Question

Prove that $\angle BOC=90+\dfrac{1}{2}\angle BAC$

Answer 1

Hint: Since this problem solely requires the concept of triangles and its various properties, we need to be well aware of them. Since this problem does not give any clear information about the angles and the relationship between them, we have to assume that OB and OC are the angle bisectors. After that, by applying the property of the sum of internal angles of a triangle, we can prove the desired equation.
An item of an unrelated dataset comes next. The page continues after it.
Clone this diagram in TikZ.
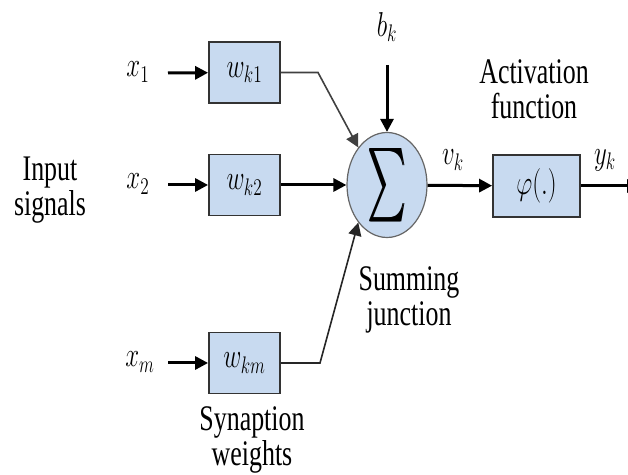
\documentclass[tikz,border=0pt]{standalone}
\usepackage{amsmath}
\usepackage{fontspec}
\setmainfont{Liberation Serif}
\usetikzlibrary{arrows.meta,positioning,shapes.geometric}
\definecolor{boxblue}{RGB}{200,218,240}
\newcommand{\nm}[1]{\scalebox{0.72}[1]{$#1$}}
\newcommand{\nt}[1]{\scalebox{0.72}[1]{#1}}

\begin{document}
\begin{tikzpicture}[x=0.5pt,y=-0.5pt,>={Triangle[length=6.5pt,width=6.5pt]},
  every node/.style={font=\fontsize{18}{17.5}\selectfont,inner sep=0pt},
  wbox/.style={draw=black!80,line width=0.9pt,fill=boxblue,minimum width=35.5pt,minimum height=30.5pt},
  lbl/.style={align=center},
  thickarr/.style={->,line width=1.5pt},
  thinarr/.style={->,line width=0.8pt}]
\useasboundingbox (0,0) rectangle (628,475);
% weights
\node[wbox] (w1) at (244.5,72.5) {\nm{w_{k1}}};
\node[wbox] (w2) at (244.5,185) {\nm{w_{k2}}};
\node[wbox] (wm) at (244.5,363) {\nm{w_{km}}};
% inputs
\node (x1) at (138,72) {\nm{x_1}};
\node (x2) at (138,184) {\nm{x_2}};
\node (xm) at (140,362) {\nm{x_m}};
\coordinate (x1e) at (168,73);
\coordinate (x2e) at (168,185);
\coordinate (xme) at (168,363);
% summing junction
\node[ellipse,draw=black!60,line width=0.6pt,fill=boxblue,minimum width=40pt,minimum height=52.5pt] (sum) at (387,185)
  {\resizebox{19.5pt}{27.5pt}{\rlap{$\sum$}\hspace{0.25pt}$\sum$}};
\node (bk) at (387,27) {\nm{b_k}};
\coordinate (bke) at (387,65);
% activation
\node[wbox,minimum width=43.5pt,minimum height=31pt] (phi) at (536.5,186) {\nm{\varphi(.)}};
\node (vk) at (453,160) {\nm{v_k}};
\node (yk) at (605,160) {\nm{y_k}};
\coordinate (out) at (640,186);
% texts
\node[lbl] (inp) at (50,190) {\nt{Input}\\\nt{signals}};
\node[lbl] (act) at (534,89) {\nt{Activation}\\\nt{function}};
\node[lbl] (summ) at (409,300) {\nt{Summing}\\\nt{junction}};
\node[lbl] (syn) at (252,440) {\nt{Synaption}\\\nt{weights}};
% connectors
\draw[thickarr] (x1e) -- (w1);
\draw[thickarr] (x2e) -- (w2);
\draw[thickarr] (xme) -- (wm);
\draw[thinarr,black!75] (w1.east) -- (318,72.5) -- (sum.north west);
\draw[thickarr] (w2) -- (sum);
\draw[thinarr,black!85] (wm.east) -- (320,363) -- (sum.south west);
\draw[thickarr] (bke) -- (sum);
\draw[thickarr] (sum) -- (phi);
\draw[thickarr] (phi) -- (out);
\end{tikzpicture}
\end{document}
Complete step by step solution:
The given problem is clearly a problem of geometry. This problem deals with the property of triangles such as its angle properties, the angle bisector properties and so on. Angle of a triangle refers to the angle held by the two sides of a triangle. Angle bisector means a line or a line segment which intersects two lines at a common point of intersection in such a manner that the angle held by the parent lines gets equally divided into two small angles.
In this problem, since all the angles are denoted by natural numbers, we will proceed with denoting the angles with natural numbers in our solution. By clear understanding, we can see that,
$\angle 3+\angle 6={{180}^{\circ }}-\angle 7....\left( i \right)$
Clearly, OB and OC are the angle bisectors of the angles $3$ and $6$ respectively. This means that angles $3$ and $6$ are divided equally into two equal angles by OB and OC. So, we can say that,
$\begin{align}
  & \angle 2=\dfrac{1}{2}\angle 3....\left( ii \right) \\
 & \angle 5=\dfrac{1}{2}\angle 6....\left( iii \right) \\
\end{align}$
Adding equations ii and iii, we get,
$\angle 2+\angle 5=\dfrac{1}{2}\angle 3+\dfrac{1}{2}\angle 6$
This can be further simplified to
$\angle 2+\angle 5=\dfrac{1}{2}\left( \angle 3+\angle 6 \right)$
Using equation i in the above equation, we get,
$\begin{align}
  & \Rightarrow \angle 2+\angle 5=\dfrac{1}{2}\left( {{180}^{\circ }}-\angle 7 \right) \\
 & \Rightarrow \angle 2+\angle 5={{90}^{\circ }}-\dfrac{1}{2}\angle 7....\left( iv \right) \\
\end{align}$
Now, using the property of sum of internal angles of a triangle, we get,
$\angle 8={{180}^{\circ }}-\left( \angle 2+\angle 5 \right)$
Using equation iv in the above equation, we get,
$\begin{align}
  & \angle 8={{180}^{\circ }}-\left( {{90}^{\circ }}-\dfrac{1}{2}\angle 7 \right) \\
 & \Rightarrow \angle 8={{90}^{\circ }}+\dfrac{1}{2}\angle 7 \\
\end{align}$
Therefore, we can conclude that $\angle BOC=90+\dfrac{1}{2}\angle BAC$ .

Note: It is to be noted that the given problem does not give any clear idea about the angles. So, we must assume something according to our need. But we must be careful not to assume anything limitlessly and this reduces the generosity of the problem.